New legislation introduced in New York City to help prevent lithium-ion battery fires

Officials have introduced new legislation in an effort to prevent fires sparked by lithium-ion batteries.

Lithium-ion battery explosions are now the third leading cause of fires in New York City after smoking and open flames, according to the FDNY.

So far this year, the FDNY reports batteries have been linked to 33 fires and 42 people have been inured while two have died.

Congressman Ritchie Torres says batteries that are safely manufactured and safely used are not causing these fires. But right now, there is barely any incentive for manufacturers to ensure that they are safe.

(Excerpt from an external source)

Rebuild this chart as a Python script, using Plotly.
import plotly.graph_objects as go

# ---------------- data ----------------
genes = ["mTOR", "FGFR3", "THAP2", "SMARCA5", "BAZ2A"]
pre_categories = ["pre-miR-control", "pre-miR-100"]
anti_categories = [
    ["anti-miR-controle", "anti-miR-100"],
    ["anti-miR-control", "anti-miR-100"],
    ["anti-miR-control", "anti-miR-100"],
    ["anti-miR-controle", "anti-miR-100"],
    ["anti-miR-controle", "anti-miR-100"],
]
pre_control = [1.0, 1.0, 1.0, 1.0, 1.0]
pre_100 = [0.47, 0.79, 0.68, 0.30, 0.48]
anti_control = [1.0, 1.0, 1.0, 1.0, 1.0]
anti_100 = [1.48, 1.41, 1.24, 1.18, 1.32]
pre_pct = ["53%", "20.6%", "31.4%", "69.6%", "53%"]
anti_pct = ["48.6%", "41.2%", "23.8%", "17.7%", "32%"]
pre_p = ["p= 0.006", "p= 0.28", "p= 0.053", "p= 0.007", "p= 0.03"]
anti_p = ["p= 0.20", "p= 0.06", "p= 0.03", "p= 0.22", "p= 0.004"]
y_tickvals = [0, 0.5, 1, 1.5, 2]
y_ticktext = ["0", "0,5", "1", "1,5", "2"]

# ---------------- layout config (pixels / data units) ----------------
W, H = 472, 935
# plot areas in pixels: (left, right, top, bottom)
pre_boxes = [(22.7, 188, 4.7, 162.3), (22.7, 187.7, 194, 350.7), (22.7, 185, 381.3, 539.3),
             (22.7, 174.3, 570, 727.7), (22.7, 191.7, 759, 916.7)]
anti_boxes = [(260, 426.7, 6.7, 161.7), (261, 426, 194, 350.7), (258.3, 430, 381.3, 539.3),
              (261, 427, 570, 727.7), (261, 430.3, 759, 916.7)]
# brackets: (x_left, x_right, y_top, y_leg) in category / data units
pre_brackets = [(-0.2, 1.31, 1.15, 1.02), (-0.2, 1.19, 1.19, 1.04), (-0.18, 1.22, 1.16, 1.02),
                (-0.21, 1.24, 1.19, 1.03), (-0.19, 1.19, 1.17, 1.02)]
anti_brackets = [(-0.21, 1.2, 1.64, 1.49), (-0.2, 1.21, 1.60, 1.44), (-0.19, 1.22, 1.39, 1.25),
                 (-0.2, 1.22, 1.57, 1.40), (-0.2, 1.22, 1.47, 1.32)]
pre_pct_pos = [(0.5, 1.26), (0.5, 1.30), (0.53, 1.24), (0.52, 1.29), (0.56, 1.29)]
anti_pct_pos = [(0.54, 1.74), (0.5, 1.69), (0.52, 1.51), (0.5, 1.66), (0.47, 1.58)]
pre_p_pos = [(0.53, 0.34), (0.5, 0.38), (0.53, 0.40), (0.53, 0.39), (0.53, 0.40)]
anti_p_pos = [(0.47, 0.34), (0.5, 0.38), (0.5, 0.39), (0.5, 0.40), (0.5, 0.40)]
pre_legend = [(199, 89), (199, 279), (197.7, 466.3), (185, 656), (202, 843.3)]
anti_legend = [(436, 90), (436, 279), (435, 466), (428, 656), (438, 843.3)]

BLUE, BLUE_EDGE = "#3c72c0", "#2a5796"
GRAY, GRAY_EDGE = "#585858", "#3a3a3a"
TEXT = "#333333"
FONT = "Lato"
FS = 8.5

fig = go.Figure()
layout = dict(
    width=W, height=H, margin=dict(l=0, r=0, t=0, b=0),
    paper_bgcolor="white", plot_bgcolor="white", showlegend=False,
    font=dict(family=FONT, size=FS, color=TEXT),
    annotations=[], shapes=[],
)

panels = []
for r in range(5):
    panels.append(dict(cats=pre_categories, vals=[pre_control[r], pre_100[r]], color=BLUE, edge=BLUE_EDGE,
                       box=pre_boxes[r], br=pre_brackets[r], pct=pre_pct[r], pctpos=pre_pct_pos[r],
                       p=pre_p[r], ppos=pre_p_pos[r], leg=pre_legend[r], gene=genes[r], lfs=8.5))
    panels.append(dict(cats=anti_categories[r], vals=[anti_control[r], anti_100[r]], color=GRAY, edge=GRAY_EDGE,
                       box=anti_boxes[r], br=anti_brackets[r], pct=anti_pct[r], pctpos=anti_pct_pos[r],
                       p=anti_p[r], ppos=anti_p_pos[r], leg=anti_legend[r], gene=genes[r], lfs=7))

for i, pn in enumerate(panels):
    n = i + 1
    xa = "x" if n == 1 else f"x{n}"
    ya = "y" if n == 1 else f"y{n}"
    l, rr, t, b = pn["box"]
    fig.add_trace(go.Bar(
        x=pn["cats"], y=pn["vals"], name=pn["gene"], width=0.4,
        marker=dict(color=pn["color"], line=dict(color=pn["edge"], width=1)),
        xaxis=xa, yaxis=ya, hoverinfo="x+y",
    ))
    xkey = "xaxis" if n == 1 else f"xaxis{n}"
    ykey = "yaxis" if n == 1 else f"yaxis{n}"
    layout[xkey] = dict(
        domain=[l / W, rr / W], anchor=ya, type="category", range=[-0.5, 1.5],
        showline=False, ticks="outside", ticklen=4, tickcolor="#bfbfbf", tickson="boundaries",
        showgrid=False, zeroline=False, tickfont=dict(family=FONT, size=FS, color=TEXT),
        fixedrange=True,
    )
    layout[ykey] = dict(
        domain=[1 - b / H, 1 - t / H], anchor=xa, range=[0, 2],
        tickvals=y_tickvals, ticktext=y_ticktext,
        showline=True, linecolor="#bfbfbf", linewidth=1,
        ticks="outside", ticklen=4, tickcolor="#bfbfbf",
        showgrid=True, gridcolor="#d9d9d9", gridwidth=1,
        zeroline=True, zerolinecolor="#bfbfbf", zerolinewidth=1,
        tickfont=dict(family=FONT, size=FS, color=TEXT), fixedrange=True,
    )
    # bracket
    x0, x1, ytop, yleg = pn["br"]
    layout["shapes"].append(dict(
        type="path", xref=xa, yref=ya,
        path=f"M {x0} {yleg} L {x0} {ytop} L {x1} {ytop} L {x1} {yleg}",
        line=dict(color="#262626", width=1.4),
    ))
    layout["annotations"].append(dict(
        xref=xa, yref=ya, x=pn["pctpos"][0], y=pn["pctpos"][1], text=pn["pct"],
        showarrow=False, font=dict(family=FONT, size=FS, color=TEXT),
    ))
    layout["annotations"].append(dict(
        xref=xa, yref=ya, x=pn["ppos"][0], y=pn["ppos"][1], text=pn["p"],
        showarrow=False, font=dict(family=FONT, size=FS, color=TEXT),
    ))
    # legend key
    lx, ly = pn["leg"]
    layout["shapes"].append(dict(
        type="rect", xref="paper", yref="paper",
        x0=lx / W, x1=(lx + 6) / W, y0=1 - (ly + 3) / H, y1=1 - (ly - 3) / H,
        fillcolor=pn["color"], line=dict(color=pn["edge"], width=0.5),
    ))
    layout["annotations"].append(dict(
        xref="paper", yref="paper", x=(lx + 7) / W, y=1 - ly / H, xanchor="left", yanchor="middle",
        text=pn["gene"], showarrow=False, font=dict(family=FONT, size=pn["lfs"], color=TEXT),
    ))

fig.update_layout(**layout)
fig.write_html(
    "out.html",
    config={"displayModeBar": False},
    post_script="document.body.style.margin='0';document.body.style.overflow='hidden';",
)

“The scandal is not that the federal government is failing to regulate the safety of these batteries,” Torres said. “The scandal is that the federal government is not even trying. At the federal level there are no safety regulators or safety regulations.”

That’s why Torres is introducing a bill that would regulate the batteries and enforce the regulations.

He made the announcement on the Grand Concourse where surveillance video from Sunday morning captured an e-bike battery bursting into flames with no warning.

The fire burned down a supermarket and a laundromat, sending seven people to the hospital.

The investigation will determine whether that charred e-bike didn’t have a certified battery or had one that had been tampered with, perhaps to give it some more power.

“In almost all cases we are seeing either that they’re not certified or that there’s some after-market tampering with the devices, we know that’s the most dangerous situation for an e-bike,” FDNY Commissioner Laura Kavanagh said.

Compliance with safety standards is currently voluntary and Torres says their wide availability is part of a perfect storm leading to more fires. Another part is the surge in delivery services since the pandemic.

“And with a whole new industry, comes a new wave of food delivery workers who rely on these e-mobility devices as a mode of transportation,” Torres said. “And there was also a 2016 law, a change in federal law, that exempts imports below $800 from inspection and tariffs.”

“We have to come at this from every angle,” Kavanagh said. “Federal, city, state. Regulation, education, outreach.”

And that outreach will be key in the meantime before any changes take effect.

The Fire Marshals’ office has been going around educating businesses about the dangers of these batteries.

Torres says companies like Grubhub and Uber that use these vehicles can also be part of the solution.

And there are city regulations for the batteries in the works, but a lot of people buy them online and not in person in the city, so federal regulations would be the most effective in ensuring that people are getting safe batteries.